The Early Bird mountain bike race on Saturday officially kicked off the knobby-tire season for the trails on Big Mountain as warm temperatures and splitter blue skies greeted more than 40 competitors in this year's event.

"We think we have at least double the number of racers as last year," said Josh Knight, the resort's events department manager. "We've got racers from Polson, Missoula, Bozeman, all over."

Knight hypothesized the day's great weather and the lack of other bike races going on across the state contributed to the large turnout that was deep with local and regional talent.

"That's a stacked field," said Doug Shryock, as he watched from the side of the course near Ed and Mully's.

Shryock, no slouch on the bike himself, started the race in the expert field until a double blowout near the middle of the course forced him out of the race.

"I only brought one spare tube with me," he said smiling.

The 'stacked field" Shry-ock described included Sam Schultz, a Subaru-Gary Fisher sponsored rider hailing from Missoula.

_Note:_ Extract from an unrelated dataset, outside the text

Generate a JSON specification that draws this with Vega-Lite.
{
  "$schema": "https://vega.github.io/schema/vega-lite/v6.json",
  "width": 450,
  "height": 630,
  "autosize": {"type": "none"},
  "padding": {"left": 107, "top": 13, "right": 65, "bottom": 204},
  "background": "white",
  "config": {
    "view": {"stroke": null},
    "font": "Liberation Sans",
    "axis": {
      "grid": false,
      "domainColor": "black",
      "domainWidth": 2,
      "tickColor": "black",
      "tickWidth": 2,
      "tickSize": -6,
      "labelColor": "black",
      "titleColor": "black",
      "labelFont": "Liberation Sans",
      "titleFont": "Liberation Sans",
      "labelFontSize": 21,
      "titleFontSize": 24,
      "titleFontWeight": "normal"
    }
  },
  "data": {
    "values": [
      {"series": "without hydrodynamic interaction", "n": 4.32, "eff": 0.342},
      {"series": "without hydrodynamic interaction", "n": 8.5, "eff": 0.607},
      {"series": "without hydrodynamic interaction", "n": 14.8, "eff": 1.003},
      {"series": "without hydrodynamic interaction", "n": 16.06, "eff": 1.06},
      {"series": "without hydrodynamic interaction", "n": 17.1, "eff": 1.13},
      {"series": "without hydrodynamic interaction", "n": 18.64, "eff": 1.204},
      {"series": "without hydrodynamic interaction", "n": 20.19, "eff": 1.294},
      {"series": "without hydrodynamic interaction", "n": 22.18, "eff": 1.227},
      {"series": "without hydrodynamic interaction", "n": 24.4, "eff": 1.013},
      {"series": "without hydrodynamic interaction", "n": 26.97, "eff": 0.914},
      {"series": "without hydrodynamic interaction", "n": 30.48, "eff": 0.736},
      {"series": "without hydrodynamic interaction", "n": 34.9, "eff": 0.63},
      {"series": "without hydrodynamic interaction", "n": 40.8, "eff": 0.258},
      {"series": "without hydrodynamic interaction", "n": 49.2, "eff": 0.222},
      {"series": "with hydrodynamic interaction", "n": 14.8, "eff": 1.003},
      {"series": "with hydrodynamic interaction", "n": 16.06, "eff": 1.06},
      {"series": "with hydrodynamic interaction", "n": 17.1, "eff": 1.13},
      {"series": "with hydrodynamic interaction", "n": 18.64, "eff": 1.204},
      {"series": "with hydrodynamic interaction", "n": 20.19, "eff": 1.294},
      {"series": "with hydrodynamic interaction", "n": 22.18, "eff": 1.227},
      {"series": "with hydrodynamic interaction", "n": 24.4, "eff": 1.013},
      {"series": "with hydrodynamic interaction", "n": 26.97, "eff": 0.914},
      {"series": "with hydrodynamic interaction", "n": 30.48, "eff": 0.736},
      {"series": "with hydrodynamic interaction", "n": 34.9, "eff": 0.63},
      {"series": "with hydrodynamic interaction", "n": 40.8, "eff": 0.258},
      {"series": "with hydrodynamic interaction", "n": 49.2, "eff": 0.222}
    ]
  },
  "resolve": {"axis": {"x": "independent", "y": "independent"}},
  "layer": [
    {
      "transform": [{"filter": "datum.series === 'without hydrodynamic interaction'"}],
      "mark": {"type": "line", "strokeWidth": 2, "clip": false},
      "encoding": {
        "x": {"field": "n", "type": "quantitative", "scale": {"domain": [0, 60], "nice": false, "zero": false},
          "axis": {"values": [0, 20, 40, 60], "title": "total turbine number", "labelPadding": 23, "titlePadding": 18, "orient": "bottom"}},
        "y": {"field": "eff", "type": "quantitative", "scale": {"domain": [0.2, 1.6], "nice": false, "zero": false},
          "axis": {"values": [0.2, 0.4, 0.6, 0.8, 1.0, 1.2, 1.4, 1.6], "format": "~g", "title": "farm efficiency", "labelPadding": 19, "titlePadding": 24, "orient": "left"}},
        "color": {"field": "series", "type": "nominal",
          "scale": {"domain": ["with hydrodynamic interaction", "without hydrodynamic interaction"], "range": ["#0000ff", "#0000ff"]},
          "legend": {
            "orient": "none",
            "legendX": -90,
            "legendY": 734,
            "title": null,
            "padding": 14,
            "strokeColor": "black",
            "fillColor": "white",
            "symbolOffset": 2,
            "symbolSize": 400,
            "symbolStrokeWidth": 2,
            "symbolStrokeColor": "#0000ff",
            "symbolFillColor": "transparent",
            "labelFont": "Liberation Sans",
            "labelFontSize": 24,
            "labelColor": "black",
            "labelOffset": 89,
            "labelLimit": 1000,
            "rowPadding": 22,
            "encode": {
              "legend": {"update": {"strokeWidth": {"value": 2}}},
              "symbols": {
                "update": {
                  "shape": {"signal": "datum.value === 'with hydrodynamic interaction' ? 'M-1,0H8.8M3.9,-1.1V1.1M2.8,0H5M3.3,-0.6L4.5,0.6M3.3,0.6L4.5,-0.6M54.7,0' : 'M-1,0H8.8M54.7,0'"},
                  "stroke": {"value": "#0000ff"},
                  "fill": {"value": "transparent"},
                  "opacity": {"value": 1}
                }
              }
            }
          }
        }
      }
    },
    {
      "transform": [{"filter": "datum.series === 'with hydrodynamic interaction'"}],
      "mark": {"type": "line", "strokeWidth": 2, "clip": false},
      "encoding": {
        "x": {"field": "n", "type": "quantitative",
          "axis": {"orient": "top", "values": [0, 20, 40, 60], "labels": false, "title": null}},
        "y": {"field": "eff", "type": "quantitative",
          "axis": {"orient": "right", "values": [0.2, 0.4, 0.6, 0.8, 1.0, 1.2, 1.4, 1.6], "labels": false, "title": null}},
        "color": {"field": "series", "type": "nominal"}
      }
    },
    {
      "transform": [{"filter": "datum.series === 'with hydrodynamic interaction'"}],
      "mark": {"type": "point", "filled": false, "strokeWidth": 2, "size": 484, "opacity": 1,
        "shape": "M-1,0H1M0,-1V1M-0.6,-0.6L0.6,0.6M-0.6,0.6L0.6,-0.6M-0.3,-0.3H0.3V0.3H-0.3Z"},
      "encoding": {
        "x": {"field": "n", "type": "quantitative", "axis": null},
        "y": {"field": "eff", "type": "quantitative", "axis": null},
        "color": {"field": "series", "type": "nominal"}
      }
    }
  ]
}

Schultz was the youngest member of the U.S. Olympic long team for the Beijing Olympics and part of the 2007 World Mountain Bike Championships bronze medal U.S. team.

Not surprisingly, Schultz pedaled away with the victory in a time of 1:25:37, nearly three minutes ahead of second-place finisher Evan Lawrence, of 53x11 Coffee in Missoula.

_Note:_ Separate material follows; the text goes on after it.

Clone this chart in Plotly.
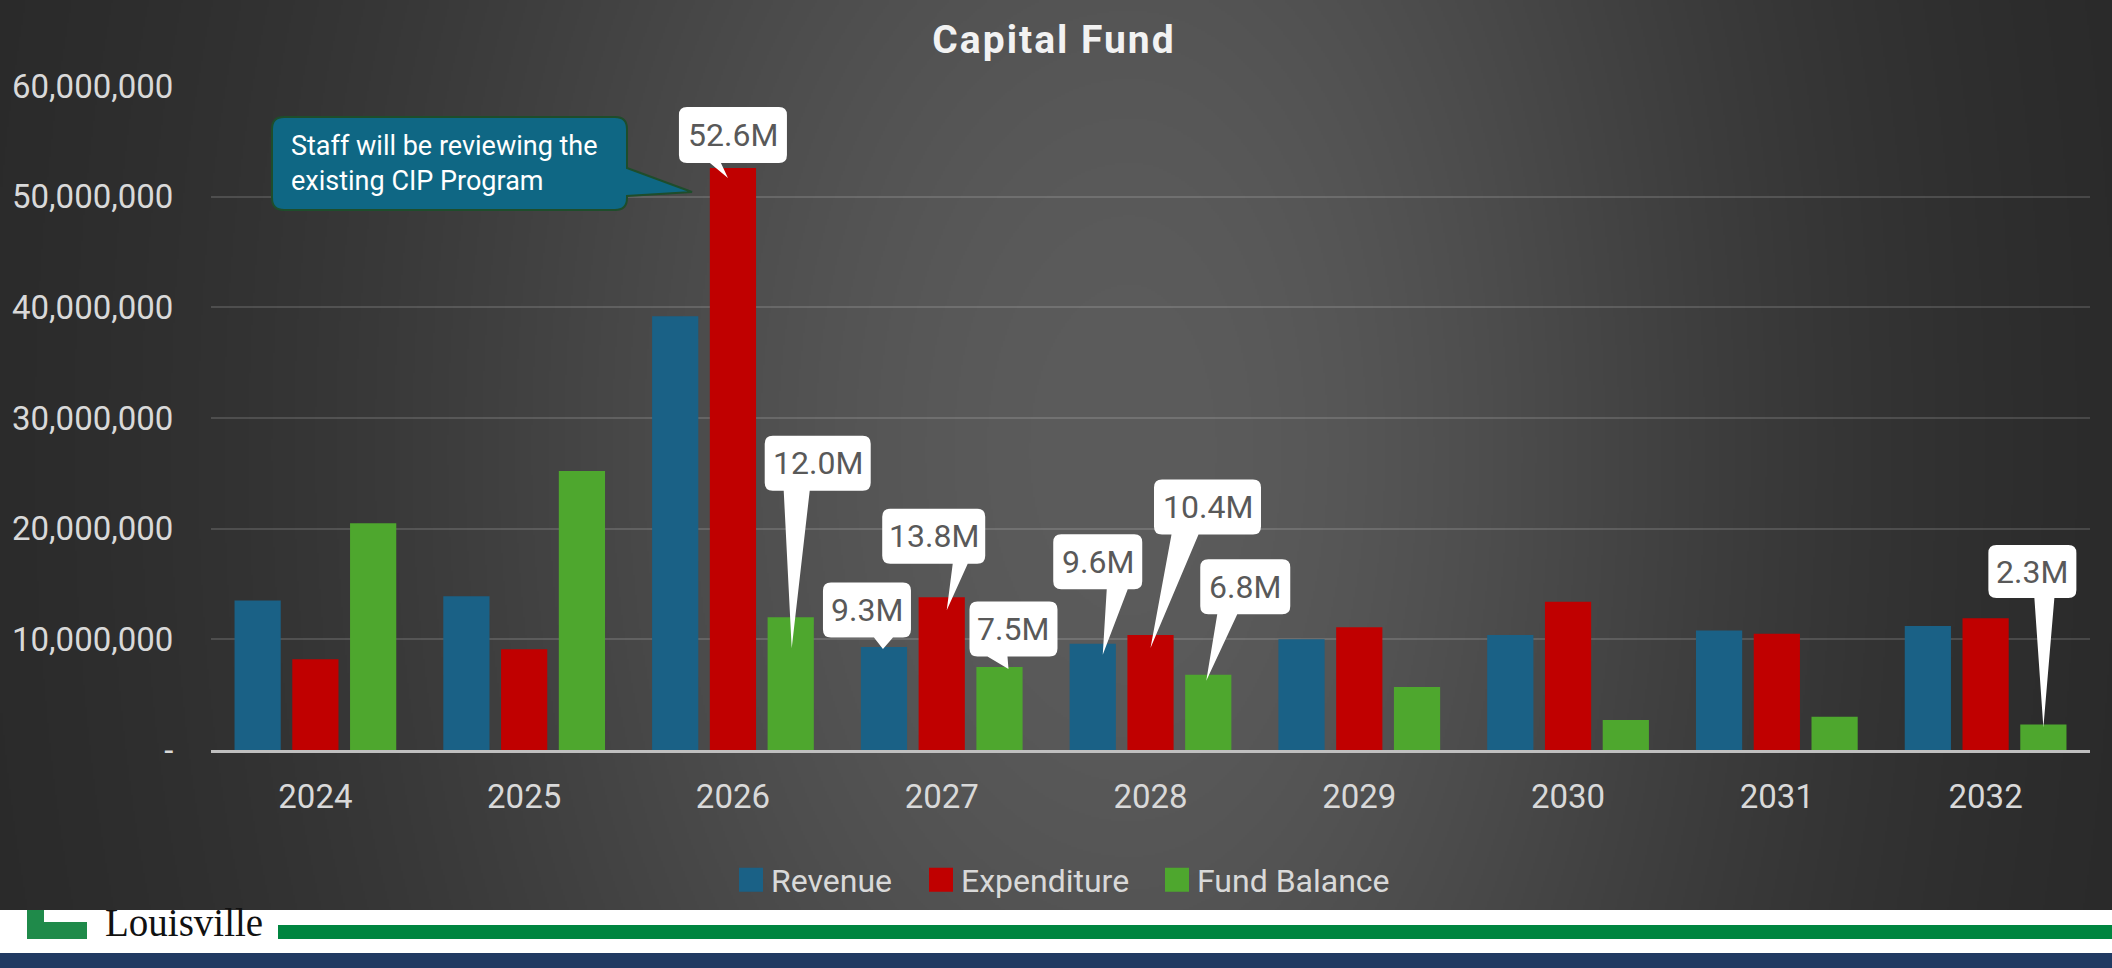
import base64, struct, zlib
import numpy as np
import plotly.graph_objects as go

# ---------------- data ----------------
years = ["2024", "2025", "2026", "2027", "2028", "2029", "2030", "2031", "2032"]
revenue = [13.5e6, 13.9e6, 39.2e6, 9.3e6, 9.6e6, 10.0e6, 10.4e6, 10.8e6, 11.2e6]
expenditure = [8.2e6, 9.1e6, 52.6e6, 13.8e6, 10.4e6, 11.1e6, 13.4e6, 10.5e6, 11.9e6]
fund_balance = [20.5e6, 25.2e6, 12.0e6, 7.5e6, 6.8e6, 5.7e6, 2.7e6, 3.0e6, 2.3e6]
series_names = ["Revenue", "Expenditure", "Fund Balance"]
y_tickvals = [0, 10e6, 20e6, 30e6, 40e6, 50e6, 60e6]
y_ticktext = ["-", "10,000,000", "20,000,000", "30,000,000", "40,000,000", "50,000,000", "60,000,000"]
title_text = "Capital Fund"
note_text = "Staff will be reviewing the<br>existing CIP Program"
# labelled bars: (series index, year index)
labelled = [(1, 2), (2, 2), (0, 3), (1, 3), (2, 3), (0, 4), (1, 4), (2, 4), (2, 8)]

# ---------------- styling ----------------
W, H = 2112, 968
L, R, T, B = 211, 2090, 86, 750
colors = ["#1a6186", "#c00000", "#4ea72e"]
FONT = "Roboto"
BARGAP, GROUPGAP = 0.17, 0.2
slot = (1 - BARGAP) / 3

def px(x):
    return (x - L) / (R - L)

def py(y):
    return (B - y) / (B - T)

# background gradient image
def png_uri(arr):
    h, w, _ = arr.shape
    raw = b"".join(b"\x00" + arr[i].tobytes() for i in range(h))
    def chunk(tag, data):
        c = struct.pack(">I", len(data)) + tag + data
        return c + struct.pack(">I", zlib.crc32(tag + data) & 0xffffffff)
    png = (b"\x89PNG\r\n\x1a\n"
           + chunk(b"IHDR", struct.pack(">IIBBBBB", w, h, 8, 2, 0, 0, 0))
           + chunk(b"IDAT", zlib.compress(raw, 9))
           + chunk(b"IEND", b""))
    return "data:image/png;base64," + base64.b64encode(png).decode()

gw, gh = 1056, 484
xs = np.linspace(0, W, gw)[None, :]
ys = np.linspace(0, H, gh)[:, None]
cx = 1130.0
width = np.where(xs < cx, 740.0, 640.0)
g = np.exp(-((xs - cx) / width) ** 2)
vert = 1 - 0.18 * ((ys - 450) / 520) ** 2
v = 38 + 54 * g * vert
v = np.clip(v, 30, 95).astype(np.uint8)
img = np.repeat(v[:, :, None], 3, axis=2)
bg_uri = png_uri(np.ascontiguousarray(img))

legend_ids = ["legend", "legend2", "legend3"]
legend_left = [731, 921, 1157]

fig = go.Figure()
for name, vals, col, lg in zip(series_names, [revenue, expenditure, fund_balance], colors, legend_ids):
    fig.add_trace(go.Bar(x=list(range(len(years))), y=vals, name=name, marker_color=col,
                         marker_line_width=0, legend=lg))

all_series = [revenue, expenditure, fund_balance]

# callout geometry per label (box centre dx, dy up; w, h; tail base b0,b1 rel box centre; tip rel bar top)
callout_geom = {
    (1, 2): (0, 33, 108, 56, -23, -12, -5, -10),
    (2, 2): (27, 154, 106, 55, -34, -8, 1, -31),
    (0, 3): (-17, 37, 88, 55, 7, 26, -1, -2),
    (1, 3): (-8, 61, 103, 55, 19, 34, 5, -13),
    (2, 3): (14, 38, 88, 55, -26, -6, 9, -2),
    (0, 4): (5, 82, 89, 55, 9, 30, 10, -11),
    (1, 4): (57, 128, 107, 55, -36, -9, 0, -13),
    (2, 4): (37, 88, 90, 55, -28, -8, -2, -6),
    (2, 8): (-11, 153, 88, 53, 2, 22, 0, -3),
}

def callout_path(dx, dy, w, h, b0, b1, tx, ty, r=8):
    l, rr = dx - w / 2, dx + w / 2
    top, bot = dy + h / 2, dy - h / 2
    return (f"M{l + r},{top} L{rr - r},{top} Q{rr},{top} {rr},{top - r} "
            f"L{rr},{bot + r} Q{rr},{bot} {rr - r},{bot} "
            f"L{dx + b1},{bot} L{tx},{ty} L{dx + b0},{bot} "
            f"L{l + r},{bot} Q{l},{bot} {l},{bot + r} L{l},{top - r} Q{l},{top} {l + r},{top} Z")

shapes = []
annotations = []
for (s, i) in labelled:
    val = all_series[s][i]
    xa = i + (s - 1) * slot
    dx, dy, w, h, b0, b1, tx, ty = callout_geom[(s, i)]
    shapes.append(dict(type="path", xref="x", yref="y", xsizemode="pixel", ysizemode="pixel",
                       xanchor=xa, yanchor=val,
                       path=callout_path(dx, dy, w, h, b0, b1, tx, ty),
                       fillcolor="white", line=dict(width=0), layer="above"))
    annotations.append(dict(x=xa, y=val, xref="x", yref="y", xshift=dx, yshift=dy,
                            text=f"{val / 1e6:.1f}M", showarrow=False,
                            xanchor="center", yanchor="middle",
                            font=dict(family=FONT, size=32, color="#595959")))

# teal note callout (pixel coordinates relative to top-left of plot)
nl, nr, ntop, nbot, rr_ = 61, 416, -31, -124, 12
note_path = (f"M{nl + rr_},{ntop} L{nr - rr_},{ntop} Q{nr},{ntop} {nr},{ntop - rr_} "
             f"L{nr},-82 L481,-106 L{nr},-110 L{nr},{nbot + rr_} Q{nr},{nbot} {nr - rr_},{nbot} "
             f"L{nl + rr_},{nbot} Q{nl},{nbot} {nl},{nbot + rr_} L{nl},{ntop - rr_} Q{nl},{ntop} {nl + rr_},{ntop} Z")
shapes.append(dict(type="path", xref="paper", yref="paper", xsizemode="pixel", ysizemode="pixel",
                   xanchor=0, yanchor=1, path=note_path, fillcolor="#0f6784",
                   line=dict(color="#1e4d2b", width=2), layer="above"))
annotations.append(dict(x=px(289), y=py(163), xref="paper", yref="paper", text=note_text,
                        showarrow=False, xanchor="left", yanchor="middle", align="left",
                        font=dict(family=FONT, size=27, color="white")))

# footer
shapes += [
    dict(type="rect", xref="paper", yref="paper", x0=px(0), x1=px(W), y0=py(910), y1=py(H),
         fillcolor="#ffffff", line=dict(width=0), layer="above"),
    dict(type="rect", xref="paper", yref="paper", x0=px(0), x1=px(W), y0=py(953), y1=py(H),
         fillcolor="#213a62", line=dict(width=0), layer="above"),
    dict(type="rect", xref="paper", yref="paper", x0=px(278), x1=px(W), y0=py(925), y1=py(939),
         fillcolor="#008540", line=dict(width=0), layer="above"),
    dict(type="rect", xref="paper", yref="paper", x0=px(27), x1=px(87), y0=py(910), y1=py(939),
         fillcolor="#1f8a4a", line=dict(width=0), layer="above"),
    dict(type="rect", xref="paper", yref="paper", x0=px(44), x1=px(87), y0=py(910), y1=py(922),
         fillcolor="#ffffff", line=dict(width=0), layer="above"),
]
annotations.append(dict(x=px(103), y=py(923), xref="paper", yref="paper", text="Louisville",
                        showarrow=False, xanchor="left", yanchor="middle",
                        font=dict(family="Liberation Serif", size=39, color="#111111")))

legend_style = dict(orientation="h", yanchor="middle", xanchor="left",
                    font=dict(family=FONT, size=32, color="#d9d9d9"),
                    bgcolor="rgba(0,0,0,0)", itemwidth=30)
legends = {}
for lg, xl in zip(legend_ids, legend_left):
    legends[lg] = dict(legend_style, x=px(xl), y=py(880))

fig.update_layout(
    width=W, height=H,
    margin=dict(l=L, r=W - R, t=T, b=H - B, pad=0, autoexpand=False),
    paper_bgcolor="#2a2a2a", plot_bgcolor="rgba(0,0,0,0)",
    barmode="group", bargap=BARGAP, bargroupgap=GROUPGAP,
    title=dict(text=f"<b>{title_text}</b>", x=1054 / W, xref="container", y=1 - 39 / H,
               yref="container", xanchor="center", yanchor="middle",
               font=dict(family=FONT, size=39, color="#f2f2f2")),
    showlegend=True,
    xaxis=dict(tickmode="array", tickvals=list(range(len(years))), ticktext=years,
               range=[-0.5, len(years) - 0.5], showgrid=False, zeroline=False,
               showline=True, linecolor="#bfbfbf", linewidth=3, automargin=False,
               ticks="outside", ticklen=15, tickcolor="rgba(0,0,0,0)",
               tickfont=dict(family=FONT, size=33, color="#d9d9d9")),
    yaxis=dict(range=[0, 60e6], tickmode="array", tickvals=y_tickvals, ticktext=y_ticktext,
               showgrid=True, gridcolor="rgba(255,255,255,0.14)", gridwidth=2,
               zeroline=False, showline=False, automargin=False,
               ticks="outside", ticklen=30, tickcolor="rgba(0,0,0,0)",
               tickfont=dict(family=FONT, size=33, color="#d9d9d9")),
    shapes=shapes, annotations=annotations,
    images=[dict(source=bg_uri, xref="paper", yref="paper", x=px(0), y=py(0),
                 sizex=W / (R - L), sizey=H / (B - T), xanchor="left", yanchor="top",
                 sizing="stretch", layer="below")],
    **legends,
)

post = (
    "document.body.style.margin='0';document.body.style.overflow='hidden';"
    "var t=document.querySelector('.gtitle'); if(t){t.style.letterSpacing='2px';}"
    "document.querySelectorAll('.legendpoints path').forEach(function(p){"
    "p.setAttribute('d','M12,12H-12V-12H12Z');});"
)
fig.write_html("out.html", config={"displayModeBar": False}, post_script=post)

The field also included other perennially strong racers from the valley, such as Ben Parsons, Matt Butterfield and Clint Muhlfeld, all of the Sportsman Ski Haus team, Jason Keister, Craig Prather, Chance Cooke, Jason Schmidt and Rich Graves, who took the 40-plus age division in the expert class with a time of 1:48:35.

On the women's side, Lisa Curry cranked through the expert course in 1:49:25, and Savannah Matyas finished the sport division in 1:11:44.

The course, designed by Tom Danley, took riders 5.25 miles from the chalet, up to the top of the half-pipe area, down the summit trail to Bad Rock and back to the chalet.

"There is very little elevation gain," said Danley, describing the race layout to racers before the start. "It's more of an undulating course."

Expert men finished four laps, expert women three laps, sport riders two laps and beginners one lap.